Coming up from below, we know that calling for fire was strictly controlled by deliberate observation posts and commanders. A soviet sub-unit did not just "hop on fires net" and get support. And for good reason; not only wasn't that their job in soviet doctrine, but trying to call in accurate fire mission from a moving non-GPS'd tank against a target you might not even have a map open for, to guns that very well may not have had time to register and will need some kentucky windage for their own location...well, suffice to say you could miss by hexes in game.
But..one more time...NATO didn't treat it that way.

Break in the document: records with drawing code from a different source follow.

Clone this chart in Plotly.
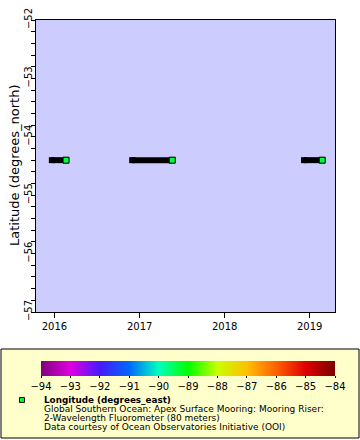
import plotly.graph_objects as go

# ---- data ----
seg_start = ["2015-12-21", "2016-11-30", "2018-12-08"]
seg_end = ["2016-02-20", "2017-05-21", "2019-02-24"]
latitude = -54.40
longitude = -89.28
x_range = ["2015-10-14", "2019-04-20"]
y_range = [-57, -52]
cbar_ticks = [-94, -93, -92, -91, -90, -89, -88, -87, -86, -85, -84]
y_title = "Latitude (degrees_north)"
legend_title = "Longitude (degrees_east)"
legend_lines = [
    "Global Southern Ocean: Apex Surface Mooring: Mooring Riser:",
    "2-Wavelength Fluorometer (80 meters)",
    "Data courtesy of Ocean Observatories Initiative (OOI)",
]

colorscale = [
    [0.0, "#7f007f"], [0.1, "#e000e0"], [0.2, "#4818ff"], [0.3, "#0068ff"],
    [0.4, "#00ffc0"], [0.5, "#00ff00"], [0.6, "#c8ff00"], [0.7, "#ffc000"],
    [0.8, "#ff6000"], [0.9, "#e00000"], [1.0, "#7a0000"],
]

W, H = 360, 440
L, R, T, B = 36, 25, 20, 128
PW, PH = W - L - R, H - T - B


def px(xp):
    return (xp - L) / PW


def py(yp):
    return (H - B - yp) / PH


FONT = "DejaVu Sans"
fig = go.Figure()

for s, e in zip(seg_start, seg_end):
    fig.add_trace(go.Scatter(
        x=[s, e], y=[latitude, latitude], mode="lines+markers",
        line=dict(color="black", width=6),
        marker=dict(symbol="square", size=6, color="black"),
        showlegend=False, hoverinfo="skip"))

fig.add_trace(go.Scatter(
    x=seg_end, y=[latitude] * len(seg_end), mode="markers",
    marker=dict(symbol="square", size=6, color=[longitude] * len(seg_end),
                colorscale=colorscale, cmin=-94, cmax=-84,
                line=dict(color="black", width=1),
                showscale=True,
                colorbar=dict(orientation="h", x=px(41), xanchor="left",
                              y=py(361), yanchor="top", len=294, lenmode="pixels",
                              thickness=15, thicknessmode="pixels",
                              xpad=0, ypad=0, outlinewidth=0,
                              tickvals=cbar_ticks, ticks="outside", ticklen=2,
                              tickcolor="black",
                              tickfont=dict(family=FONT, size=10, color="black"))),
    showlegend=False))

shapes = [
    dict(type="rect", xref="paper", yref="paper", x0=px(1), x1=px(359),
         y0=py(349), y1=py(438), fillcolor="#ffffcc",
         line=dict(color="black", width=1), layer="below"),
    dict(type="rect", xref="paper", yref="paper", x0=px(19.5), x1=px(24.5),
         y0=py(397.5), y1=py(402.5), fillcolor="#00ff00",
         line=dict(color="black", width=1)),
]

annotations = [
    dict(text=y_title, xref="paper", yref="paper", x=px(14), y=0.5,
         xanchor="center", yanchor="middle", textangle=-90, showarrow=False,
         font=dict(family=FONT, size=13, color="black")),
    dict(text="<b>" + legend_title + "</b>", xref="paper", yref="paper",
         x=px(42), y=py(400), xanchor="left", yanchor="middle",
         showarrow=False, font=dict(family=FONT, size=8.8, color="black")),
]
for i, t in enumerate(legend_lines):
    annotations.append(dict(text=t, xref="paper", yref="paper",
                            x=px(42), y=py(409 + 9 * i), xanchor="left", yanchor="middle",
                            showarrow=False, font=dict(family=FONT, size=9, color="black")))

fig.update_layout(
    width=W, height=H,
    margin=dict(l=L, r=R, t=T, b=B, pad=0, autoexpand=False),
    paper_bgcolor="white", plot_bgcolor="#ccccff",
    font=dict(family=FONT, size=10, color="black"),
    shapes=shapes, annotations=annotations,
    xaxis=dict(range=x_range, type="date", tick0="2016-01-01", dtick="M12",
               tickformat="%Y", showgrid=False, zeroline=False, automargin=False,
               showline=True, mirror=True, linecolor="black", linewidth=1,
               ticks="outside", ticklen=5, tickcolor="black",
               tickfont=dict(family=FONT, size=10)),
    yaxis=dict(range=y_range, dtick=1, showgrid=False, zeroline=False, automargin=False,
               showline=True, mirror=True, linecolor="black", linewidth=1,
               ticks="outside", ticklen=4, tickcolor="black", tickangle=-90,
               ticklabelstandoff=-5,
               tickfont=dict(family=FONT, size=10),
               minor=dict(dtick=0.2, ticks="outside", ticklen=4, tickcolor="black",
                          showgrid=False)),
)

fig.write_html("out.html", config={"displayModeBar": False},
               post_script="document.body.style.margin='0';document.body.style.overflow='hidden';")
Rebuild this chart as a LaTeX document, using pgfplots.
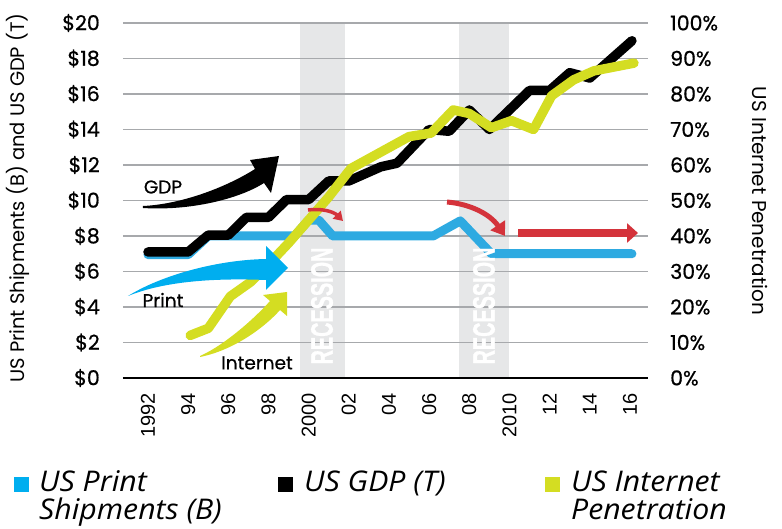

They may have known down to the round what soviet doctrine said would happen, but invariably when they wargamed it they gave it a degree of flexibility and agility far above what it had. Breathless observers talked about the lethality of the "recon fires complex" without realizing it just meant some small part of the Soviet artillery might be able to do what was the standard for NATO artillery, and rather was an unstoppable killing machine sending back precise targetting data to waiting batteries in moments.
And the devs have worked hard to replicate that feeling, not that Soviet artillery is a very direct support centric item, but that to NATO's eyes they would be facing guns everywhere, with artillery pounding them from every direction at every step, from a fire control apparatus like their own only slightly worse. And man, did they nail it. Realistic? Of course not. But does it get the Cold War atmosphere they were aiming for? Absolutely.
So - yes, of course the soviets are over modeled. Because the game isn't about realism, it's about the NATO nightmare, and what they thought realism might be before everyone pulled back the curtain.